On a different subject, there was I thought an interesting Editorial in today’s Age newspaper concerning the need for Australia to consider it’s role in a US military build up. I won’t comment on it, but include it here for the information and interest of readers.

‘JUST in case the Gillard government thought China had decided to overlook the deployment of 2500 US marines in Darwin, Beijing this week issued advice to the contrary. When the announcement about the marines was made during President Barack Obama’s visit to Australia in November, the response by a Chinese Foreign Ministry spokesman was diplomatically phrased: ”It may not be quite appropriate to intensify and expand military alliances and may not be in the interest of countries in the region.” But Foreign Minister Bob Carr evidently received a blunter assessment during talks with his Chinese counterpart, Yang Jiechi, and other officials in Beijing.

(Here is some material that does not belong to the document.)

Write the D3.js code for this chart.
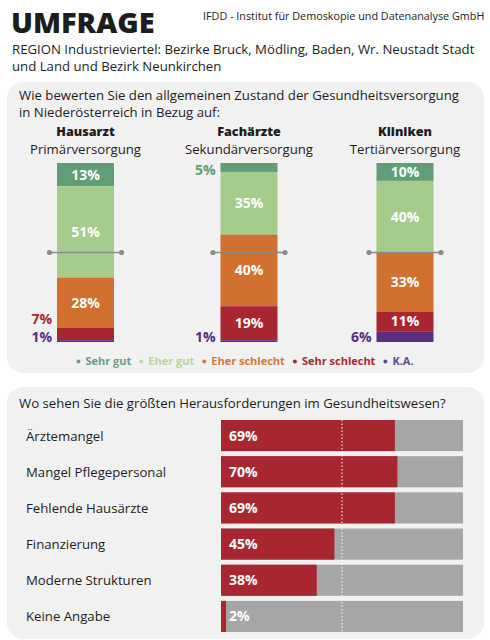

Their view, Senator Carr said later, was ”that the time for Cold War alliances had long since passed”.

Few Australians expect or want this country to repudiate its alliance with the US, which is not only based on strategic necessity as it was understood during the Cold War and, earlier, during the war against Japan. The alliance also reflects deep cultural affinities, including, most importantly, shared democratic values. Acknowledging these things to be so, however, is not the same as saying that Australia’s national interest lies in closer military integration with the US as it shifts its global projection of power away from the Middle East to an emphasis on the Asia-Pacific.

In the context of that shift, the basing of US ground forces in Australia for the first time since World War II can only be seen in Beijing as a provocation. And the language used by Senator Carr to explain the marine deployment – ”an American presence in the Asia-Pacific has helped underpin stability there” – can only seem like weasel words.

The Gillard government likes to talk of the 21st century as the Asian century, and to portray Australia as especially well placed to participate in this global reorientation. Thus far, however, its actions have rarely been consistent with that rhetoric, for its inclination has not been to act independently as a middle-ranking power in the Asia-Pacific region. This government, like its predecessors of both political persuasions, has preferred Australia’s historically comfortable role of doing the bidding of a powerful protector.

No nation in the world can ignore the rise of China as a great power, and potentially a superpower. But China’s increasing reach, economically and strategically, holds different consequences for Australia and the US. For this country, China is the industrial giant whose demand for Australian raw materials has been the chief driver of growth. It would be naive to assume that this demand will continue indefinitely, but neither can Australia pretend that economic exchange is not fundamental to its relationship with China.

For the US, matters are more complicated. China is both the low-wage economy that has come to dominate global manufacturing and the expanding military power whose new assertiveness means the Pacific is no longer an American lake. And, China’s resistance in international forums to interventions aimed at protecting human rights in third countries is a constant reminder of its obsession with preserving its own creaking, authoritarian system. In all these things lies the possibility of conflict. Yet the fortunes of the reigning superpower and the contender are also entwined, for China is the biggest holder of US debt. As Secretary of State Hillary Clinton has said, ”How do you talk toughly to your banker?”

When the marines’ deployment to Darwin was announced, The Age argued that if a military build-up in the Pacific by the US and its allies results in a new Cold War, the Obama administration and the Gillard government will have seriously miscalculated. Mutual hostility will not easily bring about a more open, less suspicious China, let alone a democratic one. This week Mr Carr got a chance to learn that directly.’